For HIV-related symptoms, the HIV-SI/SDM is considered to be the gold standard in clinical research. However, a generic symptom-specific instrument may be more appropriate when the primary or secondary study objective is to measure a specific symptom; such symptom-specific instruments generally measure the symptom and different attributes and impacts with multiple items, thus providing greater insights into the extent and effect of the measure.

More than half of the articles initially identified were excluded from our review because the abstract did not report use of a PRO instrument. However, this likely underestimates of the frequency of administration of PRO instruments in clinical trials for two reasons: 1) we used an extensive list of search terms in order to capture as many validated PRO instruments as possible, and consequently identified non-relevant articles, and 2) PROs are generally secondary endpoints in clinical trials; as such, they may not be mentioned in the study abstract and commonly are reported in separate publications. Since we did not review the full text of excluded articles, we do not know if the excluded studies were unique clinical trials or secondary publications of identified trials.
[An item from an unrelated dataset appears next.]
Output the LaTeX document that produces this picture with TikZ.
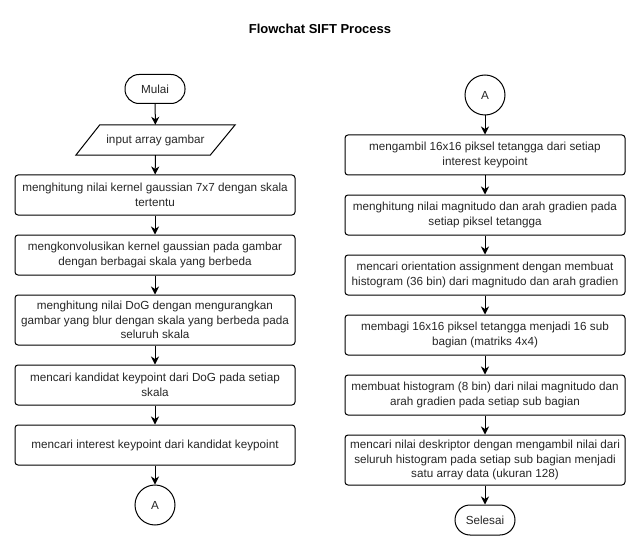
\documentclass[tikz,border=0pt]{standalone}
\usepackage{fontspec}
\setmainfont{Liberation Sans}
\usetikzlibrary{arrows.meta}
\begin{document}
\begin{tikzpicture}[x=1pt,y=-1pt,
  every node/.style={font=\fontsize{11.7}{14.6}\selectfont, text=black!85},
  box/.style={draw=black, line width=1pt, rounded corners=3pt, minimum width=280pt, align=center, inner sep=0pt},
  term/.style={draw=black, line width=1pt, rounded corners=14pt, minimum width=60pt, minimum height=29pt, inner sep=0pt},
  conn/.style={draw=black, line width=1pt, circle, minimum size=40pt, inner sep=0pt},
  flow/.style={line width=1pt, -{Stealth[length=8pt,width=8pt,inset=2.5pt]}}]
\useasboundingbox (0,0) rectangle (641,551);
\node[font=\fontsize{13}{15}\selectfont\bfseries, text=black] (title) at (320,29) {Flowchat SIFT Process};
% left column
\node[term] (mulai) at (155,89) {Mulai};
\node[minimum width=159pt, minimum height=30pt, inner sep=0pt] (input) at (155.5,140) {input array gambar};
\draw[line width=1pt] ([xshift=24pt]input.north west) -- (input.north east) -- ([xshift=-25pt]input.south east) -- (input.south west) -- cycle;
\node[box, minimum height=40pt] (l1) at (155,195) {menghitung nilai kernel gaussian 7x7 dengan skala\\tertentu};
\node[box, minimum height=40pt] (l2) at (155,255) {mengkonvolusikan kernel gaussian pada gambar\\dengan berbagai skala yang berbeda};
\node[box, minimum height=50pt] (l3) at (155,320) {menghitung nilai DoG dengan mengurangkan\\gambar yang blur dengan skala yang berbeda pada\\seluruh skala};
\node[box, minimum height=40pt] (l4) at (155,385) {mencari kandidat keypoint dari DoG pada setiap\\skala};
\node[box, minimum height=40pt] (l5) at (155,445) {mencari interest keypoint dari kandidat keypoint};
\node[conn] (a1) at (155,505) {A};
\draw[flow] (mulai) -- (input);
\draw[flow] (input) -- (l1);
\draw[flow] (l1) -- (l2);
\draw[flow] (l2) -- (l3);
\draw[flow] (l3) -- (l4);
\draw[flow] (l4) -- (l5);
\draw[flow] (l5) -- (a1);
% right column
\node[conn] (a2) at (485,95) {A};
\node[box, minimum height=40pt] (r1) at (485,155) {mengambil 16x16 piksel tetangga dari setiap\\interest keypoint};
\node[box, minimum height=40pt] (r2) at (485,215) {menghitung nilai magnitudo dan arah gradien pada\\setiap piksel tetangga};
\node[box, minimum height=40pt] (r3) at (485,275) {mencari orientation assignment dengan membuat\\histogram (36 bin) dari magnitudo dan arah gradien};
\node[box, minimum height=40pt] (r4) at (485,335) {membagi 16x16 piksel tetangga menjadi 16 sub\\bagian (matriks 4x4)};
\node[box, minimum height=40pt] (r5) at (485,395) {membuat histogram (8 bin) dari nilai magnitudo dan\\arah gradien pada setiap sub bagian};
\node[box, minimum height=50pt] (r6) at (485,460) {mencari nilai deskriptor dengan mengambil nilai dari\\seluruh histogram pada setiap sub bagian menjadi\\satu array data (ukuran 128)};
\node[term, minimum height=30pt, rounded corners=15pt] (selesai) at (485,520) {Selesai};
\draw[flow] (a2) -- (r1);
\draw[flow] (r1) -- (r2);
\draw[flow] (r2) -- (r3);
\draw[flow] (r3) -- (r4);
\draw[flow] (r4) -- (r5);
\draw[flow] (r5) -- (r6);
\draw[flow] (r6) -- (selesai);
\end{tikzpicture}
\end{document}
There are several limitations to our study that should be noted. First, our review excluded questionnaires measuring adherence because we were only interested in patient-reported measures of treatment effects. However, it should be noted that the HIV-SI/SDM is a component of the ACTG Adherence Questionnaire, a validated instrument developed by the AIDS Clinical Trial Group. Although our review excluded studies which mentioned only adherence and no additional patient-reported measures in the study abstract, based on abstract review we identified two studies which used the ACTG Adherence Questionnaire [34, 35]. It is possible that there are additional studies which used the ACTG Adherence Questionnaire as the adherence measure, and therefore also measured HIV symptoms with the HIV-SI/SDM, which were not included in our literature review. Secondly, our review only evaluated studies using validated PRO instruments. However, some studies use study-specific instruments which are based on one or more validated instruments. For example, studies by Santos et al. [36] and Martinez-Picado et al. [37] used modified versions of the MOS-HIV and thus were not fully evaluated in our review. Finally, our review focused on PRO instruments included in prospective clinical trials of NNRTIs. It should be noted that there are clinical research networks, such as the Centers for AIDS Research Network of Integrated Clinical Systems (CNICS) which allow for retrospective review of PROs measured during routine medical visits [38]. PRO instruments used at these clinical sites include the Patient Health Questionnaire (PHQ) for depression and anxiety, HIV-SI for symptom burden, and EQ-5D for HRQL, among others. For example, a study by Kozak et al. [39] used reports from the Patient Health Questionnaire depression scale (PHQ-9) and the Alcohol, Smoking and Substance Involvement Screening Test (ASSIST) to demonstrate that current substance abuse (odds ratio [OR], 2.78; 95% confidence interval [CI], 1.33–5.81) and current depression (OR, 1.93; 95% CI, 1.12–3.33) were associated with poor antiretroviral adherence in HIV patients. Additional research, including review of NNRTI studies published in non-English languages and retrospective analyses of PROs collected during usual medical care visits, should be conducted and could build on the findings presented here.

Conclusions

Review of recently published NNRTI clinical trials suggests a lack of consensus on the optimal PRO instruments to include to measure key domains. Overall, a typical battery of instruments is comprised of a multidimensional measure of HRQL (either HIV-targeted or generic) coupled with one or more symptom measures. Further work is needed to clarify the advantages and disadvantages of using various instruments to measure the relevant constructs and to identify the most useful batteries of instruments. Furthermore, new instruments may need to be developed to meet future research needs.